Once covering almost a million acres throughout the Southeastern United States, only a few thousand acres of this vital habitat remain. Kisatchie National Forest in Central and Northern Louisiana is one of these areas. This forest, unlike most other national forests, is not contained in a single unit, but in eight separate geographical areas that total more than 604,000 acres. Kisatchie is a mix of bald cypress groves, old growth longleaf pine forests, meadows, bayous and streams.
Some cool and fun facts about this ecologically diverse area:
- Longleaf pine habitat can contain as many as 300 different species of groundcover plants per acre, and approximately 60 percent of the amphibian and reptile species found in the Southeast, many of which live nowhere else. This forested habitat is home to animal species including the wild turkey, fox squirrel, northern bobwhite quail, red-cockaded woodpecker and gopher tortoise.
- The name “Kisatchie” is from the Kichai Indians tribe who are part of the Caddoan Confederacy. This is the name for the group of Native American tribes which traditionally lived in what is now East Texas, Northern Louisiana and portions of Southern Arkansas and Oklahoma.

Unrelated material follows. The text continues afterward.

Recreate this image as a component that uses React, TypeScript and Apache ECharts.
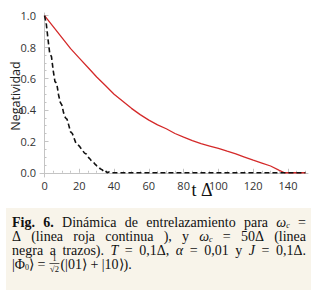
import React, { useEffect, useRef } from "react";
import * as echarts from "echarts";

// Red curve (omega_c = Delta)
const tRed = [0, 5, 10, 15, 20, 25, 30, 35, 40, 45, 50, 55, 60, 65, 70, 75, 80, 85, 90, 95, 100, 105, 110, 115, 120, 125, 130, 135, 138, 150];
const negRed = [1.0, 0.93, 0.86, 0.79, 0.73, 0.67, 0.61, 0.555, 0.5, 0.455, 0.41, 0.37, 0.335, 0.305, 0.28, 0.25, 0.227, 0.205, 0.185, 0.17, 0.155, 0.137, 0.12, 0.1, 0.08, 0.062, 0.043, 0.015, 0.0, 0.0];

// Black dashed curve (omega_c = 50 Delta)
const tBlack = [0, 1, 2, 3, 4, 5, 6, 7, 8, 9, 10, 11, 12, 13, 14, 15, 16, 17, 18, 19, 20, 21, 22, 23, 24, 25, 26, 27, 28, 29, 30, 31, 32, 33, 34, 35, 36, 37, 38, 150];
const negBlack = [1.0, 0.95, 0.85, 0.76, 0.74, 0.65, 0.58, 0.57, 0.5, 0.45, 0.43, 0.38, 0.35, 0.34, 0.3, 0.26, 0.25, 0.22, 0.19, 0.18, 0.17, 0.155, 0.14, 0.125, 0.12, 0.1, 0.09, 0.075, 0.07, 0.055, 0.045, 0.04, 0.025, 0.02, 0.01, 0.015, 0.0, 0.005, 0.0, 0.0];

const xMajor = [0, 20, 40, 60, 80, 100, 120, 140];
const xMinor = [5, 10, 15, 25, 30, 35, 45, 50, 55, 65, 70, 75, 85, 90, 95, 105, 110, 115, 125, 130, 135, 145, 150];
const yMajor = [0, 0.2, 0.4, 0.6, 0.8, 1.0];
const yMinor = [0.05, 0.1, 0.15, 0.25, 0.3, 0.35, 0.45, 0.5, 0.55, 0.65, 0.7, 0.75, 0.85, 0.9, 0.95];

const yTitle = "Negatividad";
const xTitle = "t Δ";

const SERIF = "Liberation Serif";
const SANS = "Open Sans";
const capFont = 14;
const subFont = 8;
const ink = "#111";

// caption words; each word is a list of [text, style] segments (r regular, b bold, i italic, s italic subscript, n subscript)
type Seg = [string, string];
const omegaC: Seg[] = [["ω", "i"], ["c", "s"]];
const captionLines: Seg[][][] = [
  [[["Fig.", "b"]], [["6.", "b"]], [["Dinámica", "r"]], [["de", "r"]], [["entrelazamiento", "r"]], [["para", "r"]], omegaC, [["=", "r"]]],
  [[["Δ", "r"]], [["(linea", "r"]], [["roja", "r"]], [["continua", "r"]], [["),", "r"]], [["y", "r"]], omegaC, [["=", "r"]], [["50Δ", "r"]], [["(linea", "r"]]],
  [[["negra", "r"]], [["a", "r"]], [["trazos).", "r"]], [["T", "i"]], [["=", "r"]], [["0,1Δ,", "r"]], [["α", "i"]], [["=", "r"]], [["0,01", "r"]], [["y", "r"]], [["J", "i"]], [["=", "r"]], [["0,1Δ.", "r"]]],
];
const lastLineHead: Seg[] = [["|Φ", "r"], ["0", "n"], ["⟩ =", "r"]];
const lastLineTail: Seg[] = [["(|01⟩ + |10⟩).", "r"]];

const rich: any = {
  r: { fontSize: capFont, fontFamily: SERIF, color: ink },
  b: { fontWeight: "bold", fontSize: capFont, fontFamily: SERIF, color: ink },
  i: { fontStyle: "italic", fontSize: capFont, fontFamily: SERIF, color: ink },
  s: { fontStyle: "italic", fontSize: subFont, fontFamily: SERIF, color: ink, padding: [7, 0, 0, 0] },
  n: { fontSize: subFont, fontFamily: SERIF, color: ink, padding: [7, 0, 0, 0] },
};

function fontOf(st: string) {
  const size = st === "s" || st === "n" ? subFont : capFont;
  const style = st === "i" || st === "s" ? "italic " : "";
  const weight = st === "b" ? "bold " : "";
  return `${style}${weight}${size}px "${SERIF}"`;
}

export default function App() {
  const ref = useRef<HTMLDivElement>(null);
  useEffect(() => {
    if (!ref.current) return;
    const chart = echarts.init(ref.current, undefined, { renderer: "svg" });
    const ctx = document.createElement("canvas").getContext("2d")!;
    const measure = (segs: Seg[]) =>
      segs.reduce((w, [t, st]) => {
        ctx.font = fontOf(st);
        return w + ctx.measureText(t).width;
      }, 0);
    const toRich = (segs: Seg[]) => segs.map(([t, st]) => `{${st}|${t}}`).join("");

    const axisColor = "#c4c4c4";
    const lineY = [222, 236, 250, 264];
    const left = 12;
    const right = 306;
    const graphics: any[] = [
      { type: "rect", shape: { x: 6, y: 208, width: 305, height: 82 }, style: { fill: "#f8f4ea" }, z: 0 },
      {
        type: "text", x: 15, y: 96, rotation: Math.PI / 2,
        style: { text: yTitle, fontSize: 12.5, fontFamily: SANS, fill: "#222", align: "center", verticalAlign: "middle" },
      },
      {
        type: "text", x: 202, y: 190,
        style: { text: xTitle, fontSize: 18, fontFamily: SERIF, fill: ink, align: "center", verticalAlign: "middle" },
      },
    ];
    captionLines.forEach((words, li) => {
      const widths = words.map(measure);
      const total = widths.reduce((a, b) => a + b, 0);
      const gap = (right - left - total) / (words.length - 1);
      let x = left;
      words.forEach((w, wi) => {
        graphics.push({
          type: "text", x, y: lineY[li],
          style: { text: toRich(w), rich, fontSize: capFont, fontFamily: SERIF, fill: ink, align: "left", verticalAlign: "middle" },
        });
        x += widths[wi] + gap;
      });
    });
    // last line with fraction 1/sqrt(2)
    const headW = measure(lastLineHead);
    const fx = left + headW + 9;
    graphics.push(
      { type: "text", x: left, y: lineY[3], style: { text: toRich(lastLineHead), rich, fontSize: capFont, fontFamily: SERIF, fill: ink, align: "left", verticalAlign: "middle" } },
      { type: "text", x: fx, y: lineY[3] - 5.5, style: { text: "1", fontSize: 8, fontFamily: SERIF, fill: ink, align: "center", verticalAlign: "middle" } },
      { type: "line", shape: { x1: fx - 5, y1: lineY[3] - 0.5, x2: fx + 5, y2: lineY[3] - 0.5 }, style: { stroke: ink, lineWidth: 0.7 } },
      { type: "text", x: fx, y: lineY[3] + 5, style: { text: "√2", fontSize: 8.5, fontFamily: SERIF, fill: ink, align: "center", verticalAlign: "middle" } },
      { type: "text", x: fx + 6, y: lineY[3], style: { text: toRich(lastLineTail), rich, fontSize: capFont, fontFamily: SERIF, fill: ink, align: "left", verticalAlign: "middle" } }
    );

    const xBase = { type: "value", min: -2.6, max: 151.5, position: "bottom", splitLine: { show: false } };
    const yBase = { type: "value", min: -0.027, max: 1.017, position: "left", splitLine: { show: false } };

    chart.setOption({
      animation: false,
      grid: { left: 40, right: 12, top: 13, height: 164, containLabel: false },
      xAxis: [
        {
          ...xBase,
          axisLine: { show: true, lineStyle: { color: axisColor, width: 1 } },
          axisTick: { show: true, inside: true, length: 4, lineStyle: { color: axisColor }, customValues: xMajor },
          axisLabel: { customValues: xMajor, margin: 3, fontSize: 11, fontFamily: SANS, color: "#333" },
        },
        {
          ...xBase,
          axisLine: { show: false },
          axisTick: { show: true, inside: true, length: 2, lineStyle: { color: axisColor }, customValues: xMinor },
          axisLabel: { show: false },
        },
      ],
      yAxis: [
        {
          ...yBase,
          axisLine: { show: true, lineStyle: { color: axisColor, width: 1 } },
          axisTick: { show: true, inside: true, length: 4, lineStyle: { color: axisColor }, customValues: yMajor },
          axisLabel: {
            customValues: yMajor, margin: 4, fontSize: 11, fontFamily: SANS, color: "#333",
            formatter: (v: number) => v.toFixed(1),
          },
        },
        {
          ...yBase,
          axisLine: { show: false },
          axisTick: { show: true, inside: true, length: 2, lineStyle: { color: axisColor }, customValues: yMinor },
          axisLabel: { show: false },
        },
      ],
      graphic: graphics,
      series: [
        {
          type: "line",
          data: tRed.map((t, i) => [t, negRed[i]]),
          symbol: "none",
          lineStyle: { color: "#d42a2a", width: 1.3 },
          z: 2,
        },
        {
          type: "line",
          data: tBlack.map((t, i) => [t, negBlack[i]]),
          symbol: "none",
          lineStyle: { color: "#111", width: 1.6, type: [5, 3] },
          z: 3,
        },
      ],
    });
    return () => chart.dispose();
  }, []);
  return (
    <div
      ref={ref}
      style={{ position: "fixed", left: 0, top: 0, width: 320, height: 297, background: "#fff" }}
    />
  );
}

- The United States designated the Kisatchie a national forest in 1930 after the efforts of a naturalist who witnessed the depletion of Louisiana’s lush forests at the hands of lumber companies. President Franklin D. Roosevelt’s conservation and emergency work programs, such as the Soil Conservation Service and the Civilian Conservation Corps, helped the Kisatchie forest recover. The forest grew from 75,000 acres in 1932 to more than half a million acres in 1940.
- The Kisatchie National Forest played a vital role in America’s victory in World War II. In 1940, in anticipation of the United States joining the war, military leaders chose a parcel of land in the forest for a series of huge military exercises. These “Louisiana Maneuvers” involved 400,000 men divided into the “Red Army” and the “Blue Army,” and included Dwight Eisenhower and George Patton. The exercises focused on logistics, navigation and other strategic maneuvers. The Army still uses about 20 percent of the Kisatchie area at Fort Polk. This is the home of the Joint Readiness Training Center, where soldiers train.